We're nearing a point where we'll just need a prompt router in front of several specialised models (code, chat, math, sql, health, etc)... and we'll have a local Mixture of Experts kind of thing.
1. Send request to router running a generic model.
2. Prompt/question is deconstructed, classified, and proxied to expert(s) xyz.
3. Responses come back and are assembled by generic model.
Is any project working on something similar to this?
I also think this is the route we are heading, a few 1-7B or 14B param models that are very good at their tasks, stitched together with a model that's very good at delegating. Huggingface has Transformers Agents which "provides a natural language API on top of transformers: we define a set of curated tools and design an agent to interpret natural language and to use these tools"
Some of the tools it already has are:
Document question answering: given a document (such as a PDF) in image format, answer a question on this document (Donut)
Text question answering: given a long text and a question, answer the question in the text (Flan-T5)
Unconditional image captioning: Caption the image! (BLIP)
Image question answering: given an image, answer a question on this image (VILT)
Image segmentation: given an image and a prompt, output the segmentation mask of that prompt (CLIPSeg)
Speech to text: given an audio recording of a person talking, transcribe the speech into text (Whisper)
Text to speech: convert text to speech (SpeechT5)
Zero-shot text classification: given a text and a list of labels, identify to which label the text corresponds the most (BART)
Text summarization: summarize a long text in one or a few sentences (BART)
Translation: translate the text into a given language (NLLB)
Text downloader: to download a text from a web URL
Text to image: generate an image according to a prompt, leveraging stable diffusion
Image transformation: modify an image given an initial image and a prompt, leveraging instruct pix2pix stable diffusion
Text to video: generate a small video according to a prompt, leveraging damo-vilab
It's written in a way that allows the addition of custom tools so you can add use cases or swap models in and out.
I like the analogy to a router and local Mixture of Experts; that's basically how I see things going, as well. (Also, agreed that Huggingface has really gone far in making it possible to build such systems across many models.)
There's also another related sense for which we want routing across models for efficiency reasons in the local setting, even for tasks for the same input modalities:
First, attempt prediction on small(er) models, and if the constrained output is not sufficiently high probability (with highest calibration reliability), route to progressively larger models. If the process is exhausted, kick it to a human for further adjudication/checking.
the first layer could be a mix of nlp and zero-shot classification to clarify the nature of the request.
Then using LLM deconstruct the request into several specific parts that would be sent to specialized LLMs.
Then stitch it back together at the end again with LLM as the summarization machine.
Problem is running so many LLMs in parallel means you need quite a bunch of resources.
Yeah, it shouldn't be too difficult to build this with python. I wonder why none of the popular routers like https://github.com/BerriAI/litellm have this feature.
> Problem is running so many LLMs in parallel means you need quite a bunch of resources.
Top of line MacBooks or Minis should be able to run several 7B or even 13B models without major issues.

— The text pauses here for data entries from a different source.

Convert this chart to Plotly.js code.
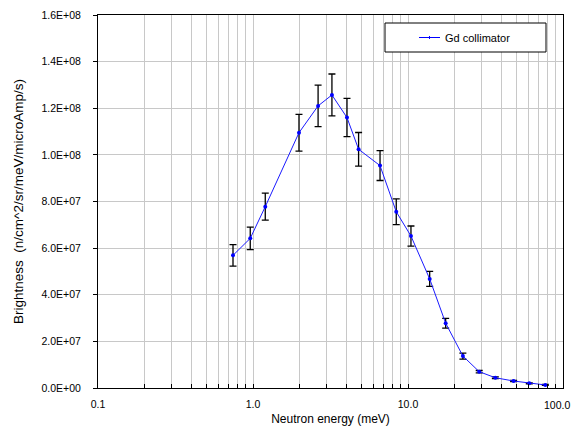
<!DOCTYPE html>
<html>
<head>
<meta charset="utf-8">
<script src="https://cdn.plot.ly/plotly-3.0.1.min.js"></script>
<style>html,body{margin:0;padding:0;background:#fff;}#chart{width:574px;height:432px;}</style>
</head>
<body>
<div id="chart"></div>
<script>
const energy = [0.743, 0.96, 1.2, 1.98, 2.63, 3.23, 4.04, 4.8, 6.6, 8.4, 10.45, 13.8, 17.5, 22.6, 28.8, 36.6, 48, 60.6, 76.9];
const brightness = [5.69e7, 6.42e7, 7.78e7, 1.095e8, 1.21e8, 1.257e8, 1.16e8, 1.024e8, 9.54e7, 7.56e7, 6.52e7, 4.68e7, 2.78e7, 1.37e7, 7.0e6, 4.4e6, 3.0e6, 2.0e6, 1.3e6];
const errors = [4.6e6, 4.85e6, 5.8e6, 7.9e6, 8.9e6, 9.0e6, 8.2e6, 7.2e6, 6.4e6, 5.5e6, 4.3e6, 3.2e6, 2.1e6, 1.3e6, 5e5, 4e5, 3e5, 2e5, 2e5];
const seriesName = "Gd collimator";
const yTickVals = [0, 2e7, 4e7, 6e7, 8e7, 1e8, 1.2e8, 1.4e8, 1.6e8];
const yTickText = ["0.0E+00","2.0E+07","4.0E+07","6.0E+07","8.0E+07","1.0E+08","1.2E+08","1.4E+08","1.6E+08"];
const decades = [0.1, 1, 10, 100];
const xDecadeText = ["0.1", "1.0", "10.0", "100.0"];

const xTickVals = [];
const xTickText = [];
decades.forEach((d, i) => {
  if (i < decades.length - 1) {
    for (let k = 1; k <= 9; k++) {
      xTickVals.push(+(d * k).toPrecision(3));
      xTickText.push(k === 1 ? xDecadeText[i] : "");
    }
  } else {
    xTickVals.push(d);
    xTickText.push(""); // drawn as annotation below so it is not clipped at the page edge
  }
});

const trace = {
  x: energy,
  y: brightness,
  name: seriesName,
  type: 'scatter',
  mode: 'lines+markers',
  showlegend: false,
  line: {color: '#1a1aff', width: 1},
  marker: {color: '#0000ff', size: 4},
  error_y: {type: 'data', array: errors, visible: true, color: '#000000', thickness: 1.3, width: 3.5}
};

// plot area in px: x 98..563, y 15..388
const L = 98, R = 563, T = 15, B = 388;
const px = v => (v - L) / (R - L);
const py = v => (B - v) / (B - T);

const layout = {
  width: 574, height: 432,
  margin: {l: L, r: 574 - R, t: T, b: 432 - B},
  paper_bgcolor: '#ffffff', plot_bgcolor: '#ffffff',
  font: {family: 'Liberation Sans, Arial, sans-serif', size: 10.5, color: '#000'},
  showlegend: false,
  xaxis: {
    type: 'log', range: [-1, 2],
    tickmode: 'array', tickvals: xTickVals, ticktext: xTickText,
    ticks: 'inside', ticklen: 4, tickcolor: '#000',
    ticklabelstandoff: 6,
    showgrid: true, gridcolor: '#c8c8c8', gridwidth: 1,
    showline: true, linecolor: '#000', linewidth: 1, mirror: true,
    title: {text: 'Neutron energy (meV)', font: {size: 12}, standoff: 6},
    zeroline: false
  },
  yaxis: {
    range: [0, 1.6e8],
    tickmode: 'array', tickvals: yTickVals, ticktext: yTickText,
    ticks: 'outside', ticklen: 4, tickcolor: '#000',
    ticklabelstandoff: 10,
    showgrid: true, gridcolor: '#c8c8c8', gridwidth: 1,
    showline: true, linecolor: '#000', linewidth: 1, mirror: true,
    title: {text: 'Brightness  (n/cm^2/sr/meV/microAmp/s)', font: {size: 13.5}, standoff: 14},
    zeroline: false
  },
  shapes: [
    {type: 'rect', xref: 'paper', yref: 'paper', x0: px(385), x1: px(546), y0: py(52), y1: py(23),
     line: {color: '#000', width: 1}, fillcolor: '#ffffff', layer: 'above'},
    {type: 'line', xref: 'paper', yref: 'paper', x0: px(419), x1: px(440), y0: py(37.5), y1: py(37.5),
     line: {color: '#0000ff', width: 1}, layer: 'above'},
    {type: 'line', xref: 'paper', yref: 'paper', x0: px(429.5), x1: px(429.5), y0: py(36), y1: py(39),
     line: {color: '#0000ff', width: 1}, layer: 'above'}
  ],
  annotations: [
    {xref: 'paper', yref: 'paper', x: px(443), y: py(37.5), xanchor: 'left', yanchor: 'middle',
     text: seriesName, showarrow: false, font: {size: 11, color: '#000'}},
    {xref: 'x', yref: 'paper', x: Math.log10(decades[decades.length - 1]), y: 0, xanchor: 'right', yanchor: 'top',
     xshift: 9, yshift: -9, text: xDecadeText[xDecadeText.length - 1], showarrow: false,
     font: {size: 10.5, color: '#000'}}
  ]
};

Plotly.newPlot('chart', [trace], layout, {displayModeBar: false, staticPlot: true});
</script>
</body>
</html>
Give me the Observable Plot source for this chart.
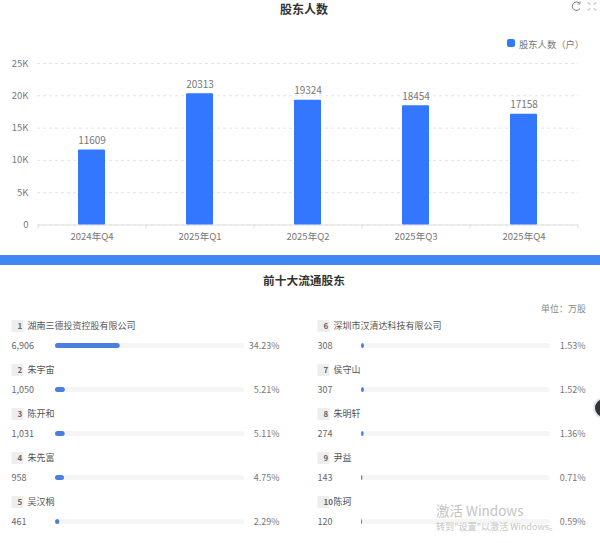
<!DOCTYPE html>
<html><head><meta charset="utf-8">
<script src="https://cdn.jsdelivr.net/npm/d3@7"></script>
<script src="https://cdn.jsdelivr.net/npm/@observablehq/plot@0.6"></script>
<style>
html,body{margin:0;padding:0;background:#fff;}
#page{position:relative;width:600px;height:543px;overflow:hidden;font-family:"Noto Sans CJK SC","Noto Sans",sans-serif;}
#page svg{position:absolute;font-family:"Noto Sans CJK SC","Noto Sans",sans-serif;}
.t{position:absolute;white-space:nowrap;}
.title{font-size:12px;font-weight:700;color:#333;line-height:16px;transform:translateX(-50%);}
</style></head><body><div id="page"></div>
<script>
const quarters = ["2024年Q4","2025年Q1","2025年Q2","2025年Q3","2025年Q4"];
const holders = [11609,20313,19324,18454,17158];
const yTicks = [0,5000,10000,15000,20000,25000];
const ranks = [1,2,3,4,5,6,7,8,9,10];
const names = ["湖南三德投资控股有限公司","朱宇宙","陈开和","朱先富","吴汉桐","深圳市汉清达科技有限公司","侯守山","朱明轩","尹益","陈珂"];
const shares = ["6,906","1,050","1,031","958","461","308","307","274","143","120"];
const percents = [34.23,5.21,5.11,4.75,2.29,1.53,1.52,1.36,0.71,0.59];

const page = document.getElementById("page");
const add = (el,left,y)=>{el.style.left=left+"px";el.style.top=y+"px";page.append(el);};
const text = (s,left,y,css,cls="t")=>{const d=document.createElement("div");d.className=cls;d.textContent=s;d.style.cssText=css;add(d,left,y);return d;};

const barRows = quarters.map((q,i)=>({q,v:holders[i]}));
const chart = Plot.plot({
  width:600,height:255,marginLeft:37,marginRight:22,marginTop:63,marginBottom:30.5,
  style:{background:"transparent",fontSize:"10px",color:"#777"},
  x:{domain:quarters,paddingInner:0.75,paddingOuter:0.375,label:null},
  y:{domain:[0,25000],label:null},
  marks:[
    Plot.gridY(yTicks,{stroke:"#e3e3e3",strokeOpacity:1,strokeDasharray:"3,3"}),
    Plot.ruleY([0],{stroke:"#dfdfdf"}),
    Plot.ruleX(quarters,{x:d=>d,y1:0,y2:-650,dx:-54,stroke:"#dfdfdf"}),
    Plot.ruleX([quarters[4]],{x:d=>d,y1:0,y2:-650,dx:54,stroke:"#dfdfdf"}),
    Plot.barY(barRows,{x:"q",y:"v",fill:"#3377ff",rx:1}),
    Plot.text(barRows,{x:"q",y:"v",text:d=>String(d.v),dy:-9,fill:"#777",fontSize:10}),
    Plot.axisY({ticks:yTicks,tickSize:0,tickPadding:9,tickFormat:d=>d===0?"0":d/1000+"K",anchor:"left",fill:"#777",fontSize:9.5}),
    Plot.axisX({tickSize:0,tickPadding:8,fill:"#777",fontSize:9.5,anchor:"bottom"})
  ]
});
add(chart,0,0);

const listPlot = (idx,left)=>{
  const rows = idx.map(i=>({rank:ranks[i],name:names[i],share:shares[i],pct:percents[i]}));
  const p = Plot.plot({
    width:300,height:278,marginLeft:55,marginRight:56,marginTop:77.5,marginBottom:18,
    style:{background:"transparent",fontSize:"10px"},
    axis:null,
    x:{domain:[0,100]},
    y:{domain:rows.map(d=>d.rank),paddingInner:0.887,paddingOuter:0,axis:null},
    marks:[
      Plot.barX(rows,{y:"rank",x1:()=>0,x2:()=>100,fill:"#f5f5f6",rx:2.5}),
      Plot.barX(rows,{y:"rank",x1:()=>0,x2:"pct",fill:"#4a7ee0",rx:2.5}),
      Plot.dot(rows,{y:"rank",frameAnchor:"left",dx:-38,dy:-20,symbol:"square",r:6.8,fill:"#eeeeee"}),
      Plot.text(rows,{y:"rank",frameAnchor:"left",dx:-38,dy:-20,text:d=>String(d.rank),fill:"#666",fontSize:8,fontWeight:600}),
      Plot.text(rows,{y:"rank",frameAnchor:"left",dx:-28,dy:-20,text:"name",textAnchor:"start",fill:"#555",fontSize:9}),
      Plot.text(rows,{y:"rank",frameAnchor:"left",dx:-44,text:"share",textAnchor:"start",fill:"#666",fontSize:9}),
      Plot.text(rows,{y:"rank",frameAnchor:"right",dx:35,text:d=>d.pct.toFixed(2)+"%",textAnchor:"end",fill:"#777",fontSize:9})
    ]
  });
  add(p,left,265);
};
listPlot([0,1,2,3,4],0);
listPlot([5,6,7,8,9],306);

text("股东人数",304,1,"","t title");
text("前十大流通股东",304,272,"font-size:11.7px","t title");

const band=document.createElement("div");
band.style.cssText="position:absolute;width:600px;height:10px;background:#4285f4";
add(band,0,255);

const sw=document.createElement("div");
sw.style.cssText="position:absolute;width:8px;height:8px;border-radius:2px;background:#3377ff";
add(sw,507,39);
text("股东人数（户）",519,37,"font-size:9.3px;color:#777;line-height:14px");
text("单位：万股",541,303,"font-size:9px;color:#888;line-height:12px");
text("激活 Windows",436,503,"font-size:13.5px;color:#c4c4c4;line-height:15px");
text("转到\"设置\"以激活 Windows。",436,520,"font-size:9.1px;color:#c4c4c4;line-height:12px");

const icons=document.createElementNS("http://www.w3.org/2000/svg","svg");
icons.setAttribute("width","30");icons.setAttribute("height","14");
icons.innerHTML='<path d="M9.5 3.2A4.2 4.2 0 1 0 10 8.5" fill="none" stroke="#777" stroke-width="1"/><path d="M10 1.5V4H7.5" fill="none" stroke="#777" stroke-width="0.8"/>'
 +'<g fill="none" stroke="#888" stroke-width="1"><path d="M18 2.5l2 2M26 2.5l-2 2M18 10.5l2-2M26 10.5l-2-2"/></g>';
add(icons,570,0);

const av=document.createElement("div");
av.style.cssText="position:absolute;width:22px;height:22px;border-radius:50%;background:#333;border:2px solid #dfe6f2;box-sizing:border-box";
add(av,593,397);
</script></body></html>
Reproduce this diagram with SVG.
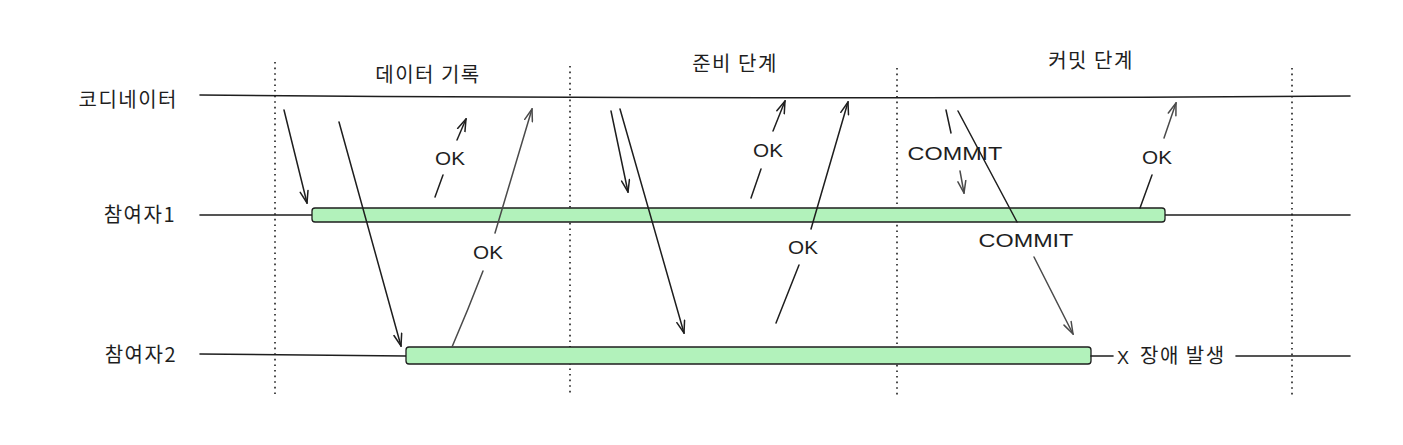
<svg xmlns="http://www.w3.org/2000/svg" width="1403" height="445" viewBox="0 0 1403 445">
<style>
.bg{fill:#ffffff}
.life{fill:none;stroke:#1e1e1e;stroke-width:1.6;stroke-linecap:round}
.div{fill:none;stroke:#1e1e1e;stroke-width:1.6;stroke-dasharray:1.6 4}
.bar{fill:#b2f2bb;stroke:#1e1e1e;stroke-width:1.3}
.msg{fill:none;stroke:#1e1e1e;stroke-width:1.5;stroke-linecap:round}
.msg-g{fill:none;stroke:#4a4a4a;stroke-width:1.5;stroke-linecap:round}
.ko{font-family:"Noto Sans CJK KR","Noto Sans",sans-serif;font-size:20px;letter-spacing:1.5px;fill:#1e1e1e}
.hand{font-family:"Liberation Sans","DejaVu Sans",sans-serif;font-size:18px;fill:#1e1e1e}
</style>
<defs>
<marker id="ah" viewBox="0 0 14 10" refX="13" refY="5" markerWidth="14" markerHeight="10" markerUnits="userSpaceOnUse" orient="auto">
<path d="M1,1 L13,5 L1,9" fill="none" stroke="#1e1e1e" stroke-width="1.5" stroke-linecap="round"/>
</marker>
<marker id="ahg" viewBox="0 0 14 10" refX="13" refY="5" markerWidth="14" markerHeight="10" markerUnits="userSpaceOnUse" orient="auto">
<path d="M1,1 L13,5 L1,9" fill="none" stroke="#4a4a4a" stroke-width="1.5" stroke-linecap="round"/>
</marker>
</defs>
<rect class="bg" x="0" y="0" width="1403" height="445"/>

<g id="phase-dividers">
<line class="div" x1="275" y1="62" x2="275" y2="396"/>
<line class="div" x1="570" y1="66" x2="570" y2="396"/>
<line class="div" x1="897" y1="68" x2="897" y2="396"/>
<line class="div" x1="1292" y1="68" x2="1292" y2="396"/>
</g>

<g id="phase-titles">
<text class="ko" x="428" y="82" text-anchor="middle">데이터 기록</text>
<text class="ko" x="735" y="71" text-anchor="middle">준비 단계</text>
<text class="ko" x="1091" y="68" text-anchor="middle">커밋 단계</text>
</g>

<g id="coordinator">
<text class="ko" x="178" y="107" text-anchor="end">코디네이터</text>
<path class="life" d="M200,95 Q760,100 1350,96"/>
</g>

<g id="participant1">
<text class="ko" x="176" y="222" text-anchor="end">참여자1</text>
<line class="life" x1="200" y1="215" x2="312" y2="215"/>
<line class="life" x1="1165" y1="215" x2="1350" y2="215"/>
<rect class="bar" x="312" y="208" width="853" height="14" rx="3"/>
</g>

<g id="participant2">
<text class="ko" x="177" y="362" text-anchor="end">참여자2</text>
<line class="life" x1="200" y1="354" x2="406" y2="356"/>
<rect class="bar" x="406" y="347" width="685" height="17" rx="3"/>
<line class="life" x1="1091" y1="356" x2="1113" y2="356"/>
<text class="hand" x="1117" y="364">X</text>
<text class="ko" x="1140" y="363">장애 발생</text>
<line class="life" x1="1236" y1="356" x2="1350" y2="356"/>
</g>

<g id="connectors">
<line class="msg" x1="284" y1="110" x2="307" y2="203" marker-end="url(#ah)"/>
<line class="msg" x1="339" y1="122" x2="401" y2="346" marker-end="url(#ah)"/>
<path class="msg-g" d="M452,347 Q468,310 483,271"/>
<path class="msg-g" d="M495,233 L532,109" marker-end="url(#ahg)"/>
<line class="msg" x1="435" y1="197" x2="443" y2="175"/>
<line class="msg" x1="457" y1="140" x2="466" y2="119" marker-end="url(#ah)"/>

<line class="msg" x1="611" y1="111" x2="628" y2="192" marker-end="url(#ah)"/>
<line class="msg" x1="620" y1="109" x2="684" y2="333" marker-end="url(#ah)"/>
<line class="msg" x1="751" y1="198" x2="761" y2="169"/>
<line class="msg" x1="773" y1="131" x2="785" y2="101" marker-end="url(#ah)"/>
<line class="msg" x1="776" y1="323" x2="799" y2="265"/>
<line class="msg" x1="811" y1="229" x2="848" y2="102" marker-end="url(#ah)"/>

<line class="msg" x1="946" y1="110" x2="951" y2="133"/>
<line class="msg-g" x1="960" y1="171" x2="964" y2="193" marker-end="url(#ahg)"/>
<line class="msg" x1="958" y1="111" x2="1017" y2="222"/>
<line class="msg-g" x1="1034" y1="257" x2="1073" y2="334" marker-end="url(#ahg)"/>
<line class="msg" x1="1140" y1="208" x2="1152" y2="175"/>
<line class="msg-g" x1="1164" y1="138" x2="1176" y2="103" marker-end="url(#ahg)"/>
</g>

<g id="labels">
<text class="hand" transform="translate(450,165) scale(1.15,1)" text-anchor="middle">OK</text>
<text class="hand" transform="translate(488,259) scale(1.15,1)" text-anchor="middle">OK</text>
<text class="hand" transform="translate(768,157) scale(1.15,1)" text-anchor="middle">OK</text>
<text class="hand" transform="translate(803,254) scale(1.15,1)" text-anchor="middle">OK</text>
<text class="hand" transform="translate(1157,164) scale(1.15,1)" text-anchor="middle">OK</text>
<text class="hand" transform="translate(955,160) scale(1.3,1)" text-anchor="middle">COMMIT</text>
<text class="hand" transform="translate(1026,247) scale(1.3,1)" text-anchor="middle">COMMIT</text>
</g>
</svg>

Models are also getting smaller and better. That's why we're close =)
Yeah that would save disk space! In terms of inference, you'd still need to hold multiple models in memory though, and I don't think we're that close to that (yet) on personal devices. You could imagine a system that dynamically unloads and reloads the models as you need them in this process, but that unloading and reloading would be pretty slow probably.
It was rumored a few months ago that this is how GPT-4 works. A controller model routing data to expert models. Perhaps also by running all the experts and comparing probabilities. So far as I know thats just speculation based on a few details leaked on Xitter though.